Soya beans could help fight cancer


Staff member

Scientists believe that soya could boost the battle against two of the most dangerous cancers. Two new university studies have revealed that the bean can stop the spread of prostate cancer and guard against breast cancer, reports the Daily Express.

In one, researchers from Northwestern University, Chicago, found that one pill a day of genistein, a natural isoflavone chemical in soya, seemed to slow or stop the spread of prostate cancer. Prof Raymond Bergan said that the results could lead to the first non-toxic treatment that prevents cancer cell movement. “All therapies designed to stop cancer cell movement that have been tested to date in humans have basically failed because they have been ineffective or toxic,” he said.

“If this drug can effectively stop prostate cancer from moving in the body, theoretically, a similar therapy could have the same effect on the cells of other cancers,” he added. In the second study of more than 1,200 women, researchers from the University at Buffalo, New York, found isoflavones from soya can reduce the risk of developing breast cancer.
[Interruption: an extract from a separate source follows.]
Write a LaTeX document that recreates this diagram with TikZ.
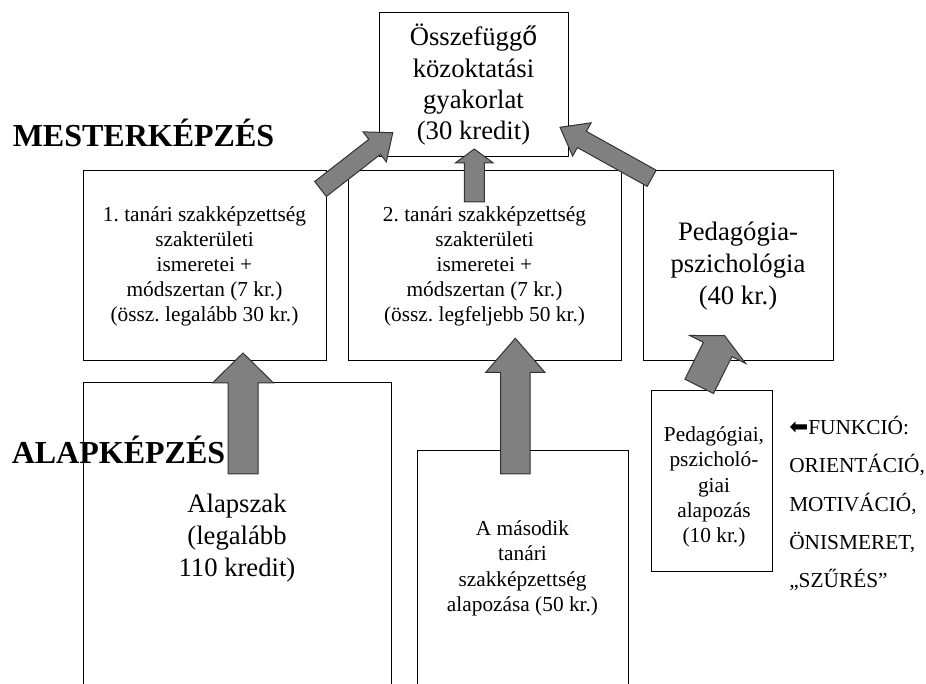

Researcher Anne Weaver and her colleagues evaluated 683 women with breast cancer and compared them with 611 healthy women. They found those with the highest isoflavone intake had a 30 percent lower risk of an invasive breast tumour and a 60 percent lower risk of a low-grade tumour. Pre-menopausal women with the highest intake of isoflavones had a 30 percent decreased risk of Stage One disease, a 70 percent decreased risk of having a tumour larger than 2cm, and a 60 per cent decreased risk of Stage Two breast cancer.

These connections were not seen among post-menopausal women. “These findings are not definitive and need to be considered in the context of further follow-up and confirmation. Still, we definitely saw a reduction that deserves further investigation,” said Weaver. Both the findings were presented at a conference of the American Association for Cancer Research in Philadelphia.